Robocop (Dir. José Padilha, EUA, 2014, 117min.)

O primeiro "Robocop" foi dirigido por Paul Verhoeven em 1987 e hoje ainda é influencial para minha geração. Fez parte de um pacote da cultura pop que incluiu "O Cavaleiro das Trevas" de Frank Miller e "Watchmen" de Alan Moore nas HQs. Revisões no mito do herói muito bem-vindas, executadas por autores completamente cientes do que estavam fazendo: estocadas irônicas na 'Era Reagan', no perigo do fascismo pelas mãos dos vigilantes.

Corta para 2014 e José Padilha é um cara muito ciente do que está fazendo. Tem visão clara sobre os temas que aborda e consegue entregar a encomenda direitinho. Seus "Tropa de Elite" tem o equilíbrio perfeito entre denúncia social com tintas de documentário e o thriller policial de procedimento. Esse estilo e garra trouxeram ele até esta refilmagem. Uma visão invulgar, denotando responsabilidade para com o material original e com a legião de fãs ávida (e transtornada) desde que a primeira foto do robô caiu na internet.

Exagero. Padilha e seu roteirista Joshua Zetumer pegaram do original apenas o conceito: um policial assassinado brutalmente transformado num ciborgue e vendido por uma grande corporação à população como a resolução do caos urbano, enquanto alivia a barra de políticos corruptos e força policial cada vez mais enfraquecida e desacreditada. É fácil ver porque o diretor abraçou esse material com tanta voracidade. É o cenário de "Tropa de Elite" extrapolado para a ficção-científica americana, o que permitiu a ele incluir muito bem-vindas sacaneadas no atual status quo da política externa americana, bem como o militarismo exacerbado apoiado pela mídia de direita alá Fox News e a cada vez maior possibilidade das máquinas assumirem o comando no front de guerra, via drones e outros meios de controle tático.

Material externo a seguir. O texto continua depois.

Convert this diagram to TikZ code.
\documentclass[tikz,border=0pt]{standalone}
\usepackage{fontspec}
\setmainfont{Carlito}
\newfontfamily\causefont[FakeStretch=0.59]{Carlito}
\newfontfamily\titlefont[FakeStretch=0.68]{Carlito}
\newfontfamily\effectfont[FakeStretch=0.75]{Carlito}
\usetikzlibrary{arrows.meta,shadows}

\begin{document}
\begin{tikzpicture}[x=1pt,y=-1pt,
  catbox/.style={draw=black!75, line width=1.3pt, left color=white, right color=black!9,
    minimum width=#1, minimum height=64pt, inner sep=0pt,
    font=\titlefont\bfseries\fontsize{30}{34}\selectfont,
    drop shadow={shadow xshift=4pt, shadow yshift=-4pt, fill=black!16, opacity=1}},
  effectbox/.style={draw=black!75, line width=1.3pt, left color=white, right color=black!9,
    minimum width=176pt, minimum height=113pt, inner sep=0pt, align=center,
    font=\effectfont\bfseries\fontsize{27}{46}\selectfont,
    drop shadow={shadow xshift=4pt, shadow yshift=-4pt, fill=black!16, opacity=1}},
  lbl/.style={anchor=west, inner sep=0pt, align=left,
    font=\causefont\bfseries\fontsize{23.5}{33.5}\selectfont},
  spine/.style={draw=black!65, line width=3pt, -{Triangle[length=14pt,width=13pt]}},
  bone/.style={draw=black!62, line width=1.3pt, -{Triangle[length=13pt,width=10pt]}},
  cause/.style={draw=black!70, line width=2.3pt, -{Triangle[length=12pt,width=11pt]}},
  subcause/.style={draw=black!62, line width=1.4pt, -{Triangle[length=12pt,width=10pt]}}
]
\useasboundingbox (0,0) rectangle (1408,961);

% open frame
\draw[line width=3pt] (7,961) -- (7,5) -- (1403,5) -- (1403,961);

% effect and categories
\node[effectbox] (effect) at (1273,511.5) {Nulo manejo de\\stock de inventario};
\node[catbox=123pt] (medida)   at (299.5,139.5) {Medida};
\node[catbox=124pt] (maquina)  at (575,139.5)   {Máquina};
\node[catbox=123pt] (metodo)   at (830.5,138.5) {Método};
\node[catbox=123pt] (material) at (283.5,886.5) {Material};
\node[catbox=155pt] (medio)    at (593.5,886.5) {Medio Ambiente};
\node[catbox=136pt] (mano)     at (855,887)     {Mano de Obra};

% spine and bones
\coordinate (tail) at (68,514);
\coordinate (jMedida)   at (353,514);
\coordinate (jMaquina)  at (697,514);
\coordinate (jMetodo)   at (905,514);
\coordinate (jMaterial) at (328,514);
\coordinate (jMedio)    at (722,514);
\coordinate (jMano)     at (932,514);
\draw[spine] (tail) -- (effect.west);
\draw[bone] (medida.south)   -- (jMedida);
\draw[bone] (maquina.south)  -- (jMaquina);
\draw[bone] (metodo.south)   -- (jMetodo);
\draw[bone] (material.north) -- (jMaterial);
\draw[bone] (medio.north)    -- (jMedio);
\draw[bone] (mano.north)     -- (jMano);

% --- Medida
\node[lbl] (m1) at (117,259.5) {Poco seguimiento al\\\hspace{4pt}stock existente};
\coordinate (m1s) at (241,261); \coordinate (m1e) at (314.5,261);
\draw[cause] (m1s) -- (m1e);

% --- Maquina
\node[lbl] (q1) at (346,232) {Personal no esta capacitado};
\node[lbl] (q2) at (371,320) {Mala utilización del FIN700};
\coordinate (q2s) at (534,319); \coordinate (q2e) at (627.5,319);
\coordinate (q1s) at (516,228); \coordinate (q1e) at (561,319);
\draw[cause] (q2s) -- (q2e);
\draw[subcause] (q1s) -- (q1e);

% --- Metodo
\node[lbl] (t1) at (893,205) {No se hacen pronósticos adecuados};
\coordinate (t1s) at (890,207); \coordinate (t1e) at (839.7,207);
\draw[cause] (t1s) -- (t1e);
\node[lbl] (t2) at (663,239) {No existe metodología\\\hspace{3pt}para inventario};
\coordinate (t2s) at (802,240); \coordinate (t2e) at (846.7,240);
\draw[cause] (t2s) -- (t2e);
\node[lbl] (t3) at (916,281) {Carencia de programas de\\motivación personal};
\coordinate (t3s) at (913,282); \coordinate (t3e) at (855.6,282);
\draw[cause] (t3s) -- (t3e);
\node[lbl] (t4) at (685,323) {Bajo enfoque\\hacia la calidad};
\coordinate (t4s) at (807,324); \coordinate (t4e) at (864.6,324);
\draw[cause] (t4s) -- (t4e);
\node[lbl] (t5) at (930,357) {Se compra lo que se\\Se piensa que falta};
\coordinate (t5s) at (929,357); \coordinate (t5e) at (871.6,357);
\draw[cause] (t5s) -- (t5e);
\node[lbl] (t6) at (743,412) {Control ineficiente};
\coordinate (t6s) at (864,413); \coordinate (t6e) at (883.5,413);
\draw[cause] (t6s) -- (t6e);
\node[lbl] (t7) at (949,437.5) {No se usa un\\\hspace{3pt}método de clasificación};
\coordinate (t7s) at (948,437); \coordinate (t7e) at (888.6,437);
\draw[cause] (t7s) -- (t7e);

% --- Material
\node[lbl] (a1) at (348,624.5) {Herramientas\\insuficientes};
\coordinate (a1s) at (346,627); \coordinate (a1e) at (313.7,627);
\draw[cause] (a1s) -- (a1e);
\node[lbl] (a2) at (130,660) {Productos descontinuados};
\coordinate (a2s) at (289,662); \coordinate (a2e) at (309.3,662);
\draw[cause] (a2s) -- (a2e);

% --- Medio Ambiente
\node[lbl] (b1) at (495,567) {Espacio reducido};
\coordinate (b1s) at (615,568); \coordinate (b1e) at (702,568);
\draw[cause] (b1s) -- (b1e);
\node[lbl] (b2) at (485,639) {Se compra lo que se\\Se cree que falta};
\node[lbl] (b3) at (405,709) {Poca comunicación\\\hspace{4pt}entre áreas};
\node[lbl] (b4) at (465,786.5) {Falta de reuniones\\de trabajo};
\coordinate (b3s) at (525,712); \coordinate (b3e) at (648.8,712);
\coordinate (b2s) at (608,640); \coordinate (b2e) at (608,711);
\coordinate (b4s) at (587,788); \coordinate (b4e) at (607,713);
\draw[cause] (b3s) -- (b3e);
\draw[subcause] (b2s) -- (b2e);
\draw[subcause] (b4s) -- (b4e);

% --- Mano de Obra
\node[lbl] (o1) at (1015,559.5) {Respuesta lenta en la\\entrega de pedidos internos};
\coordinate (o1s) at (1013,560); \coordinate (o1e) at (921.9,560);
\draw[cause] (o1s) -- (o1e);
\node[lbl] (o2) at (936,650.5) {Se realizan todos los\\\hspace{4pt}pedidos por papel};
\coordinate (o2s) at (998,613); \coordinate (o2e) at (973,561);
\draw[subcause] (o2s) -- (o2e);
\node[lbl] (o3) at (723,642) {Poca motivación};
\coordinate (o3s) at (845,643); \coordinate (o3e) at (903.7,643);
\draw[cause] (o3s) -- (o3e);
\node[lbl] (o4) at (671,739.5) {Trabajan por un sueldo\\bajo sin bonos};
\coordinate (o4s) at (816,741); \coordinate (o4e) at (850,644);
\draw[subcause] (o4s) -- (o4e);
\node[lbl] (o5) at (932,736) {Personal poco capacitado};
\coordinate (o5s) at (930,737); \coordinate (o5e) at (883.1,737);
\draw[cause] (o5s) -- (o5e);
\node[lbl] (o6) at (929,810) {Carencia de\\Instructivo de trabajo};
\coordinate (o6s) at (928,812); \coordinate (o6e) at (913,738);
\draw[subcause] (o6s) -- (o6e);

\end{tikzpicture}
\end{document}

Daí ser desigual a comparação com o filme de 87. O 'zeitgeist' agora é outro e o personagem e sua jornada de herói são inseridos nesse novo contexto. Isso significa uma miríade de subtextos, pontos de vista e camadas que resultam num filme razoavelmente complexo, acima da média do material lançado no gênero ultimamente. Nos anos 80, época em que a política e as forças armadas se levavam cada vez mais a sério nos EUA, Verhoeven sabia que a única maneira de fazer um comentário realmente relevante seria esculachando, exagerando, apelando para a sátira de tintas fortes. Hoje vivemos um tempo em que qualquer sátira empalidece diante da corrupção do Estado, que corre livre, delirante, sem amarras. Padilha sabe disso e abre mão da ironia, entregando um filme complexo que não faz vilões fáceis, apesar da obrigação de estabelecer conflitos óbvios.

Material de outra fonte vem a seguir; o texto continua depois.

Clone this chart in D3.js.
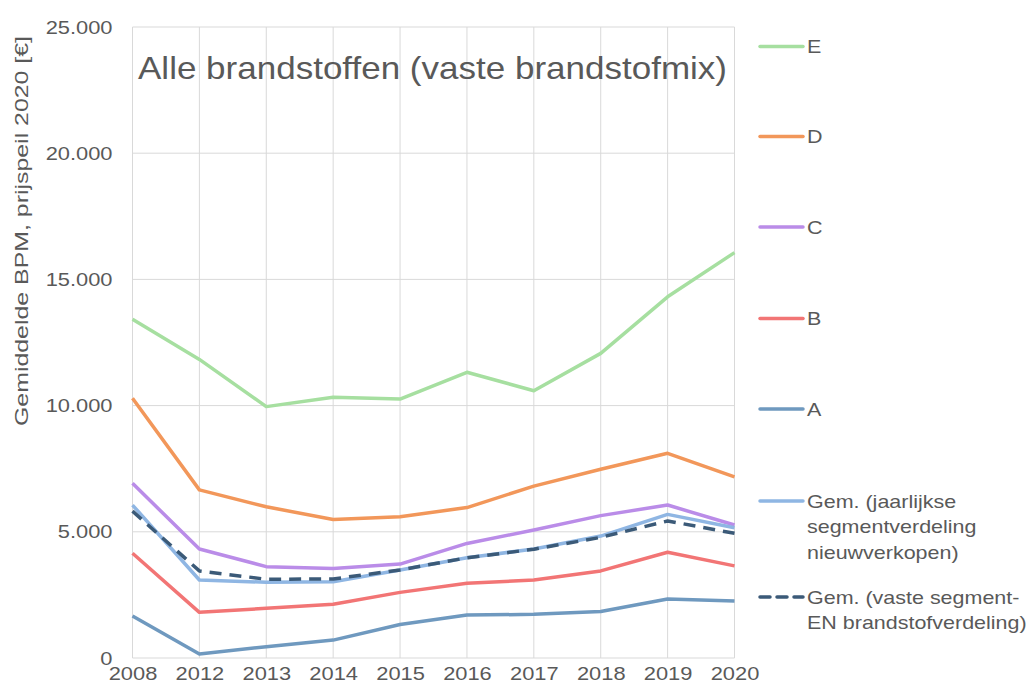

Esse é o maior problema deste novo "Robocop": o drama é infinitamente mais interessante que as convenções do gênero. Competente e nada mais na condução da ação, fica claro que o foco está na jornada de cada personagem, e isso pode afastar o público-alvo do filme. Lição que o diretor poderia ter aprendido melhor com Christopher Nolan e Bryan Singer: os 'fanboys' querem sim roteiro inteligente, cativante e desenvolvimento de personagens. Mas não perdoam um filme desse tipo com sequências de ação burocráticas e a descaracterização dos fetiches que no fim das contas, fazem a alegria das discussões de boteco. Sobre fetiche, me refiro ao novo visual do herói. Todo preto, nada memorável, muito longe do design icônico desenvolvido por Rob Bottin ou até mesmo a imponência de outro concorrente homem-de-lata contemporâneo, o Homem de Ferro da Marvel.

Mas se você gosta de cinema e especialmente do gênero, são falhas perdoáveis, que não tiram o brilhantismo dos acertos: temos aqui uma estréia das mais satisfatórias de um cineasta brasileiro em Hollywood, o que não é pouco. A direção de atores (Joel Kinnaman, Michael Keaton, Gary Oldman, Abbie Cornish e Samuel L. Jackson estão uniformemente ótimos e se entregando ao conceito) funciona, a fotografia de Lula Carvalho é vigorosa. E se a trilha incidental de Pedro Bronfman não chega a se impor como deveria, ao menos acerta ao invocar o tema clássico composto por Basil Poledouris para a trilogia original. José Padilha se saiu muito bem, num projeto danado desde o início. Conseguiu aparentemente fazer o filme que queria, contendo sua visão de mundo. É ficção científica boa. Se é ou não um bom filme de Robocop, aí é outra história.